Proposition 8, much like the banning of same-sex marriage in Maine and now New York, is a huge movement backwards, a betrayal of the most basic tenets of human rights and the social contract, which any junior high kid with a dog-eared copy of Locke or Hobbes can quite easily explain to you. Denying gay Americans the right to marry is--it must be admitted--a kind of fascism, a form of oppression and control by which individuals blinded by ideology and fear push their repressive agenda onto our otherwise sound political system and demand that the system bend its principles to accommodate their own ignorance. With the right mixture of fear-mongering, religious saber-rattling and conservative funding, you could probably get a referendum passed in this country on denying people who watch public television the right to marry. Shall we bring that up for a vote?
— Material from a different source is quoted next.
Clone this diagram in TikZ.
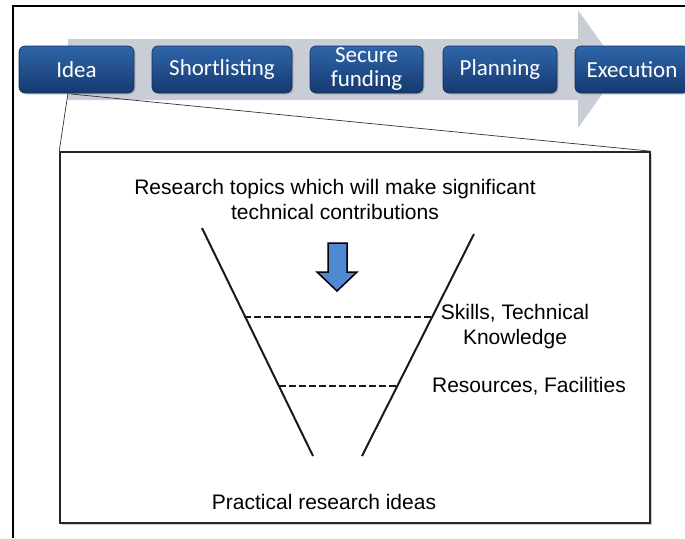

As the political theorist Hannah Arendt wrote in her classic 1958 treatise on anti-miscegenation laws, Reflections on Little Rock, "Even political rights, like the right to vote, and nearly all other rights enumerated in the Constitution, are secondary to the inalienable human rights to 'life, liberty and the pursuit of happiness' proclaimed in the Declaration of Independence, and to this category the right to home and marriage unquestionably belongs." Danke schon, Hannah. If our Constitution, and those of the States we live in, cannot provide true equal rights for all our citizens, including those who live in committed same-sex relationships, simply because enough ideologically rigid people choose to "bring it up for a vote," then what do our civil rights really mean?

Until same-sex marriage is a reality in this country, we will remain in the dark ages of civil rights, as repressed and provincial a nation as any of those we rightly condemn for their destructive integration of politics and archaic religious law, which is a far more "abominable" marriage than anything the gay community can possibly dish out.